Links to topics in the general instructions:

Introduction

MS-Pattern began its life as a simple utility for specifying a text string (protein name, sequence, accession number) and retrieving the database entries associated with that string. Since the algorithm we used for accomplishing this is very similar to the way regular expressions are treated with the UNIX grep command, the implementation lends itself well to describing the ambiguity often present in data obtained from an Edman degradation protein sequencing experiment. We have since added more features like peptide mass filtering and tolerance for mismatched amino acids. Then we broadened the regular expression concept to include a list of sequences. This list is expected to contain multiple sequences which are similar, as would result from de novo interpretation of an MS/MS spectrum with .


Search Mode

Sequence Only
MS-Pattern finds amino acid sequences in the selected database which match the regular expression entered.
In this mode the sequence should be in CAPITAL LETTERS.

Sequence and Mass
MS-Pattern first finds amino acid sequences in the selected database which match the regular expression entered, then filters those sequences to eliminate those not containing one of the specified peptide mass WITHIN the sequence. Hence, not all of the specified sequence must be contained in the region defined by the mass. Thus, residues outside of the peptide in question could be specified (unless done when specifying No enzyme, the cleavage rule may prevent matching in such cases).
In this mode the sequence should be in CAPITAL LETTERS.

List of Sequences
This list is expected to contain multiple sequences which are similar, as would result from de novo interpretation of an MS/MS spectrum with (all sequences would thus have the same mass). Furthermore, it should be possible to match sequences which are homologous to one of the sequences in the list if the number of mismatched AA's is set to a value > 0 (2 is a good 1st choice).
This mode does NOT allow use of non-alphabetic characters from regular expressions ( [, ], ^, ., .* ).
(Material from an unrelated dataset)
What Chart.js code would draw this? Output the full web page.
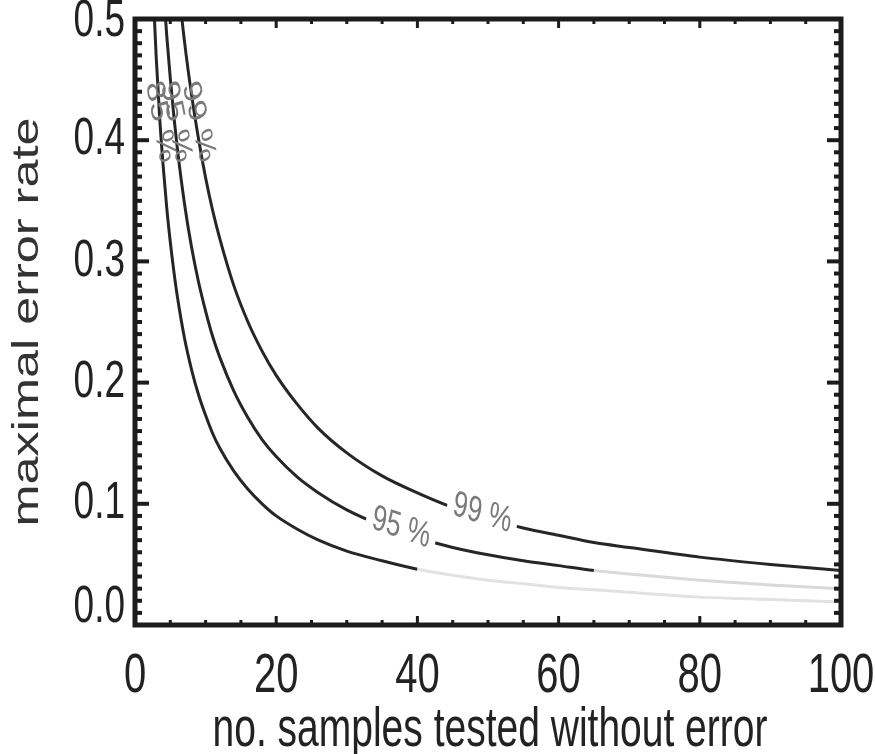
<!DOCTYPE html>
<html>
<head>
<meta charset="utf-8">
<script src="https://cdn.jsdelivr.net/npm/chart.js@4.4.1/dist/chart.umd.min.js"></script>
<style>
  html, body { margin: 0; padding: 0; background: #fff; }
  canvas { display: block; }
</style>
</head>
<body>
<canvas id="myChart" width="875" height="754"></canvas>
<script>
// samples tested (x) and the maximal error rate (y)
const samples = [2, 2.5, 3, 3.5, 4, 4.5, 5, 5.5, 6, 7, 8, 9, 10, 11, 12, 14, 16, 18, 20, 23, 26, 30, 35, 40, 45, 50, 55, 60, 65, 70, 80, 90, 100];
const rateLow = [0.613, 0.532, 0.469, 0.418, 0.378, 0.344, 0.316, 0.292, 0.271, 0.237, 0.211, 0.190, 0.173, 0.158, 0.146, 0.127, 0.112, 0.100, 0.090, 0.079, 0.070, 0.061, 0.053, 0.046, 0.041, 0.037, 0.034, 0.031, 0.029, 0.027, 0.023, 0.021, 0.019];
const rate95 = [0.776, 0.698, 0.632, 0.575, 0.527, 0.486, 0.451, 0.420, 0.393, 0.348, 0.312, 0.283, 0.259, 0.238, 0.221, 0.193, 0.171, 0.153, 0.139, 0.122, 0.109, 0.095, 0.082, 0.072, 0.064, 0.058, 0.053, 0.049, 0.045, 0.042, 0.037, 0.033, 0.030];
const rate99 = [0.900, 0.842, 0.785, 0.732, 0.684, 0.641, 0.602, 0.567, 0.536, 0.482, 0.438, 0.401, 0.369, 0.342, 0.319, 0.280, 0.250, 0.226, 0.206, 0.182, 0.162, 0.142, 0.123, 0.109, 0.097, 0.088, 0.080, 0.074, 0.068, 0.064, 0.056, 0.050, 0.045];

// where each curve turns from dark to pale grey
const fadeLow = 41;
const fade95 = 65;

const xTickValues = [0, 20, 40, 60, 80, 100];
const xTickLabels = ["0", "20", "40", "60", "80", "100"];
const yTickValues = [0, 0.1, 0.2, 0.3, 0.4, 0.5];
const yTickLabels = ["0.0", "0.1", "0.2", "0.3", "0.4", "0.5"];

// contour labels: text, x, y, angle
const curveLabels = [
    ["85 %", 3.6, 0.415, 1.32],
    ["95 %", 5.8, 0.415, 1.30],
    ["99 %", 9.0, 0.415, 1.25],
    ["95 %", 37.7, 0.080, 0.24],
    ["99 %", 49.2, 0.092, 0.22]
];

const dark = "#262626";
const STRETCH = 1.4;

function toPoints(values) {
    return samples.map((n, i) => ({ x: n, y: values[i] }));
}

function fadeAfter(limit, pale) {
    return ctx => ctx.p1.parsed.x > limit ? pale : dark;
}

function tallText(ctx, text, x, y, size, align, rot, color) {
    ctx.save();
    ctx.translate(x, y);
    ctx.scale(1, STRETCH);
    if (rot) ctx.rotate(rot);
    ctx.font = `${size}px "Liberation Sans", Arial, sans-serif`;
    ctx.textAlign = align;
    ctx.textBaseline = "middle";
    ctx.fillStyle = color;
    ctx.fillText(text, 0, 0);
    ctx.restore();
}

const frame = {
    id: "frame",
    afterDatasetsDraw(chart) {
        const ctx = chart.ctx;
        const xs = chart.scales.x;
        const ys = chart.scales.y;
        const { left, right, top, bottom } = chart.chartArea;

        // labels sitting on the curves
        curveLabels.forEach(([text, n, p, rot], i) => {
            const px = xs.getPixelForValue(n);
            const py = ys.getPixelForValue(p);
            ctx.save();
            ctx.translate(px, py);
            ctx.scale(1, STRETCH);
            ctx.rotate(rot);
            ctx.font = '26px "Liberation Sans", Arial, sans-serif';
            const w = ctx.measureText(text).width;
            if (i >= 3) {
                ctx.fillStyle = "#fff";
                ctx.fillRect(-w / 2 - 6, -11, w + 12, 22);
            }
            ctx.fillStyle = "#7a7a7a";
            ctx.textAlign = "center";
            ctx.textBaseline = "middle";
            ctx.fillText(text, 0, 0);
            ctx.restore();
        });

        ctx.save();
        ctx.fillStyle = "#1c1c1c";
        // y ticks, inward, both sides
        for (let k = 0; k <= 50; k++) {
            const py = ys.getPixelForValue(k / 100);
            const len = k % 10 === 0 ? 14 : 7;
            ctx.fillRect(left, py - 2, len, 4);
            ctx.fillRect(right - len, py - 2, len, 4);
        }
        // x ticks, inward, top and bottom
        for (let v = 0; v <= 100; v += 5) {
            const px = xs.getPixelForValue(v);
            const len = v % 20 === 0 ? 9 : 5;
            ctx.fillRect(px - 1.5, bottom - len, 3, len);
            ctx.fillRect(px - 1.5, top, 3, len);
        }
        ctx.strokeStyle = "#1c1c1c";
        ctx.lineWidth = 5;
        ctx.strokeRect(left, top, right - left, bottom - top);
        ctx.restore();

        // tick labels
        xTickValues.forEach((v, i) => {
            tallText(ctx, xTickLabels[i], xs.getPixelForValue(v), bottom + 52, 40, "center", 0, "#222");
        });
        yTickValues.forEach((v, i) => {
            let py = ys.getPixelForValue(v);
            py = Math.max(Math.min(py, bottom - 17), top + 3);
            tallText(ctx, yTickLabels[i], left - 10, py, 37, "right", 0, "#222");
        });

        // axis titles
        tallText(ctx, "no. samples tested without error", (left + right) / 2 + 2, 731, 39, "center", 0, "#222");
        tallText(ctx, "maximal error rate", 28, 322, 36, "center", -Math.PI / 2, "#333");
    }
};

new Chart(document.getElementById("myChart"), {
    type: "line",
    data: {
        datasets: [
            {
                data: toPoints(rateLow),
                borderColor: dark,
                borderWidth: 3,
                pointRadius: 0,
                cubicInterpolationMode: "monotone",
                segment: { borderColor: fadeAfter(fadeLow, "#e2e2e2") }
            },
            {
                data: toPoints(rate95),
                borderColor: dark,
                borderWidth: 3,
                pointRadius: 0,
                cubicInterpolationMode: "monotone",
                segment: { borderColor: fadeAfter(fade95, "#d9d9d9") }
            },
            {
                data: toPoints(rate99),
                borderColor: dark,
                borderWidth: 3,
                pointRadius: 0,
                cubicInterpolationMode: "monotone"
            }
        ]
    },
    options: {
        responsive: false,
        animation: false,
        layout: { padding: { left: 135, right: 34, top: 19, bottom: 129 } },
        plugins: {
            legend: { display: false },
            tooltip: { enabled: false }
        },
        scales: {
            x: { type: "linear", min: 0, max: 100, display: false },
            y: { type: "linear", min: 0, max: 0.5, display: false }
        }
    },
    plugins: [frame]
});
</script>
</body>
</html>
In this mode the sequences should be in CAPITAL LETTERS.


Regular Expressions

Square brackets have special meaning in a regular expression. The regular expressions used are of the form used by the UNIX grep facility. Examples (type man grep on a UNIX system for full details):
[EF]The amino acid is either E or F.
[^EF]The amino acid is anything but E or F.
.Any single amino acid is possible.
.*Used to represent a sequence of one or more unknown amino acids. Note that this is "dot-star" not just "star". This wildcard allows some not entirely obvious features. A match is to the longest sequence fitting the condition (ex: FMQ .*K will find the last K in the sequence following FMQ). In Sequence and Mass mode the sequence is matched first then a mass WITHIN the sequence is found. Hence, not all of the specified sequence must be contained in the region defined by the mass. Thus, residues outside of the peptide in question could be specified (unless done when specifying No enzyme, the cleavage rule may prevent matching in such cases).


Mismatched AA's

By setting the Max. # of Mismatched AA's parameter to a value other than 0, homologous sequences can be matched. This is done by allowing a number of positions, as determined by this parameter, not to match protein sequences in the database. In future revisions of MS-Pattern this parameter may be replaced by PAM matrices used in sequence homology programs like BLAST. This parameter is active in the following search modes:

  • Sequence only
  • Sequence and Mass
  • List of Sequences